Dataset items:
════════════════

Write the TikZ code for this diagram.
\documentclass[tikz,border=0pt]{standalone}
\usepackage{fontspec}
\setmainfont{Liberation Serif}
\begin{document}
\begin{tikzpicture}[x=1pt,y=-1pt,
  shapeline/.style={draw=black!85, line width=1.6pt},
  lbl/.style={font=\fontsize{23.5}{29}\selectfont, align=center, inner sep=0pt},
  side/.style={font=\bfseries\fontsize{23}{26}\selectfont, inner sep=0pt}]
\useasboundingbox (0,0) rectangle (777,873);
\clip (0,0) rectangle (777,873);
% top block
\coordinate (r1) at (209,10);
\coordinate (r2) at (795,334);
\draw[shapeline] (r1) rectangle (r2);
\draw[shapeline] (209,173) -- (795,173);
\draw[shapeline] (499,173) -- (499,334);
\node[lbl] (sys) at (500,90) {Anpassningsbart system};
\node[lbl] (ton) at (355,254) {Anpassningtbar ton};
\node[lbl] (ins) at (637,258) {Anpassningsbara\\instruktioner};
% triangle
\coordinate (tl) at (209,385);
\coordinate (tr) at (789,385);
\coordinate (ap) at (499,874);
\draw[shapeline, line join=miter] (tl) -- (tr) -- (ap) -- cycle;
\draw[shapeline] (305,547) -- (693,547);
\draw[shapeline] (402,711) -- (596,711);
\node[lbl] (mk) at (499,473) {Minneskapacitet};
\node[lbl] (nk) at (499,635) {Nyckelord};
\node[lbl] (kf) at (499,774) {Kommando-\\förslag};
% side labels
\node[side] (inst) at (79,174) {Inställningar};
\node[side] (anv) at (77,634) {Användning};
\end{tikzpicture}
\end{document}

════════════════

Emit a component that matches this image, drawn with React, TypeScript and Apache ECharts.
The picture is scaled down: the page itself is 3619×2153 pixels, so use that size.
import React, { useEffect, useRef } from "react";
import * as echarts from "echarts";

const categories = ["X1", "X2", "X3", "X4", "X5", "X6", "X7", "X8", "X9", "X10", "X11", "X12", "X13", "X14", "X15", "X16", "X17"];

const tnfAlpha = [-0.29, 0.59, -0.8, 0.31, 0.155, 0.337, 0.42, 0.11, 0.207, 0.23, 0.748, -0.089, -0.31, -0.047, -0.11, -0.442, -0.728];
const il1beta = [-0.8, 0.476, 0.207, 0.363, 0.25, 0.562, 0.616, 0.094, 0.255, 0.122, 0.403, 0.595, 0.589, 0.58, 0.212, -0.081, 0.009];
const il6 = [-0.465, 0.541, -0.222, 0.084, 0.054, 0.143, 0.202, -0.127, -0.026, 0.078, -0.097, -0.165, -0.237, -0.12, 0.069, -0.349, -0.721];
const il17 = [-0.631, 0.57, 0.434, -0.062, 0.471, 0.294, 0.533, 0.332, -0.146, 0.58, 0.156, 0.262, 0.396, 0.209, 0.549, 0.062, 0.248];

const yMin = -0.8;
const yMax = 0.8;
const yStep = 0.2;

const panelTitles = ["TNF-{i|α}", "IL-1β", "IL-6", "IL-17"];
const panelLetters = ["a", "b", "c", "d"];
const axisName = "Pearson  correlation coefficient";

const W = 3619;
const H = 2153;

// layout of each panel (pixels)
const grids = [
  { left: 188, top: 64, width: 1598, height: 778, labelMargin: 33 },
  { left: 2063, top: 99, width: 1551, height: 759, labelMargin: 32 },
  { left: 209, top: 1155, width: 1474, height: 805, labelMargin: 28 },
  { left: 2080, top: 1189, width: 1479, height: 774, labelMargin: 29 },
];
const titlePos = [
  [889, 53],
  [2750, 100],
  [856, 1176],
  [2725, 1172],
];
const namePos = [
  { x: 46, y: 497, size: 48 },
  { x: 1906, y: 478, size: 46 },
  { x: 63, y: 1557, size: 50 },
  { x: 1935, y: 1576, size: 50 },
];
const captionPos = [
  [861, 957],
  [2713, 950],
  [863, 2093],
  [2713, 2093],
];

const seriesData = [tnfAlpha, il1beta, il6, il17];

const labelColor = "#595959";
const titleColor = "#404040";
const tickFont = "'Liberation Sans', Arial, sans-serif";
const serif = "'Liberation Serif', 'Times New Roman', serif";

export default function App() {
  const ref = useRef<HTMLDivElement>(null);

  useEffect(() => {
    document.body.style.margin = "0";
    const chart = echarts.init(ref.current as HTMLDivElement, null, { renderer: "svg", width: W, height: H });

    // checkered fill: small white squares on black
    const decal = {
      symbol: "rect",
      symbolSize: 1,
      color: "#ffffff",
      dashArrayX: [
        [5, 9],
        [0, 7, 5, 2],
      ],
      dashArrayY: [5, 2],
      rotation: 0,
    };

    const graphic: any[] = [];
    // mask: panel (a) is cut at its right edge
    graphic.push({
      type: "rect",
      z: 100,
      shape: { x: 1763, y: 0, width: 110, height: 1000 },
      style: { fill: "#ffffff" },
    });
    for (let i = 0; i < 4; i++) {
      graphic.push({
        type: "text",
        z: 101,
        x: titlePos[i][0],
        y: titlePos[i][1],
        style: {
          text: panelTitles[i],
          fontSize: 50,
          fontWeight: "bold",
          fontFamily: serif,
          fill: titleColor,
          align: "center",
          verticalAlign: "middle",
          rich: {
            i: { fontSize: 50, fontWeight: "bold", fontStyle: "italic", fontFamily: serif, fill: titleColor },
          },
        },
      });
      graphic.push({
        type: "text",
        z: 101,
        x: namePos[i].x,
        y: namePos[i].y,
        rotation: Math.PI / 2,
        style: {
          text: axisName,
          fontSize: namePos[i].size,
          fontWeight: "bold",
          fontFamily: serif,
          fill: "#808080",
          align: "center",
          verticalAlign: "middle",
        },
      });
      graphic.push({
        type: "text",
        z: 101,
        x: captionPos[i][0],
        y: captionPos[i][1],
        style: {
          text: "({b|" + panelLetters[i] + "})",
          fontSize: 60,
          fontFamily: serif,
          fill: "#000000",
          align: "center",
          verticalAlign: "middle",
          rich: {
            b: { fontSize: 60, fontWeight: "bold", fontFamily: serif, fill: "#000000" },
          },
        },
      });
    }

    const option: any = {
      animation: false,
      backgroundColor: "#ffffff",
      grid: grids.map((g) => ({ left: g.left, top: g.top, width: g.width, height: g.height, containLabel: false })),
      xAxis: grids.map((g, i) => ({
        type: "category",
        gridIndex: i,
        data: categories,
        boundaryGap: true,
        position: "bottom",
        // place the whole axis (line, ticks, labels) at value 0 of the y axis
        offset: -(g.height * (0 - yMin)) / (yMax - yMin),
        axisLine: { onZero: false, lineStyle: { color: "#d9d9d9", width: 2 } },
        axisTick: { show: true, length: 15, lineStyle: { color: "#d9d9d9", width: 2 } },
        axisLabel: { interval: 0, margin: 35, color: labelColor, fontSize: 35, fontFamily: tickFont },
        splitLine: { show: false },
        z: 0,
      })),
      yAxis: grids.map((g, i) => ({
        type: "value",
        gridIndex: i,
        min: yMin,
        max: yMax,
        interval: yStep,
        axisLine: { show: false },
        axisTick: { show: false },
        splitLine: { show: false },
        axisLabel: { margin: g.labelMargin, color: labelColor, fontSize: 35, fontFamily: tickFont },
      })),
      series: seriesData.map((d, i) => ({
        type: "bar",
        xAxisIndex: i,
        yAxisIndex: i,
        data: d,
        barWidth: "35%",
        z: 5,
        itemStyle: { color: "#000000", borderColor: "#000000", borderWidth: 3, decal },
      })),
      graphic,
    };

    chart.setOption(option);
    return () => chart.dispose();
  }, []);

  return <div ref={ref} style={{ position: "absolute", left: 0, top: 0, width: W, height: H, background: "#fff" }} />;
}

════════════════

Task requirements: From the records above, quote only the lines running from the line with "Emit a component" to the line with "const H = 2153;", both lines included.

Exercise output:
Emit a component that matches this image, drawn with React, TypeScript and Apache ECharts.
The picture is scaled down: the page itself is 3619×2153 pixels, so use that size.
import React, { useEffect, useRef } from "react";
import * as echarts from "echarts";

const categories = ["X1", "X2", "X3", "X4", "X5", "X6", "X7", "X8", "X9", "X10", "X11", "X12", "X13", "X14", "X15", "X16", "X17"];

const tnfAlpha = [-0.29, 0.59, -0.8, 0.31, 0.155, 0.337, 0.42, 0.11, 0.207, 0.23, 0.748, -0.089, -0.31, -0.047, -0.11, -0.442, -0.728];
const il1beta = [-0.8, 0.476, 0.207, 0.363, 0.25, 0.562, 0.616, 0.094, 0.255, 0.122, 0.403, 0.595, 0.589, 0.58, 0.212, -0.081, 0.009];
const il6 = [-0.465, 0.541, -0.222, 0.084, 0.054, 0.143, 0.202, -0.127, -0.026, 0.078, -0.097, -0.165, -0.237, -0.12, 0.069, -0.349, -0.721];
const il17 = [-0.631, 0.57, 0.434, -0.062, 0.471, 0.294, 0.533, 0.332, -0.146, 0.58, 0.156, 0.262, 0.396, 0.209, 0.549, 0.062, 0.248];

const yMin = -0.8;
const yMax = 0.8;
const yStep = 0.2;

const panelTitles = ["TNF-{i|α}", "IL-1β", "IL-6", "IL-17"];
const panelLetters = ["a", "b", "c", "d"];
const axisName = "Pearson  correlation coefficient";

const W = 3619;
const H = 2153;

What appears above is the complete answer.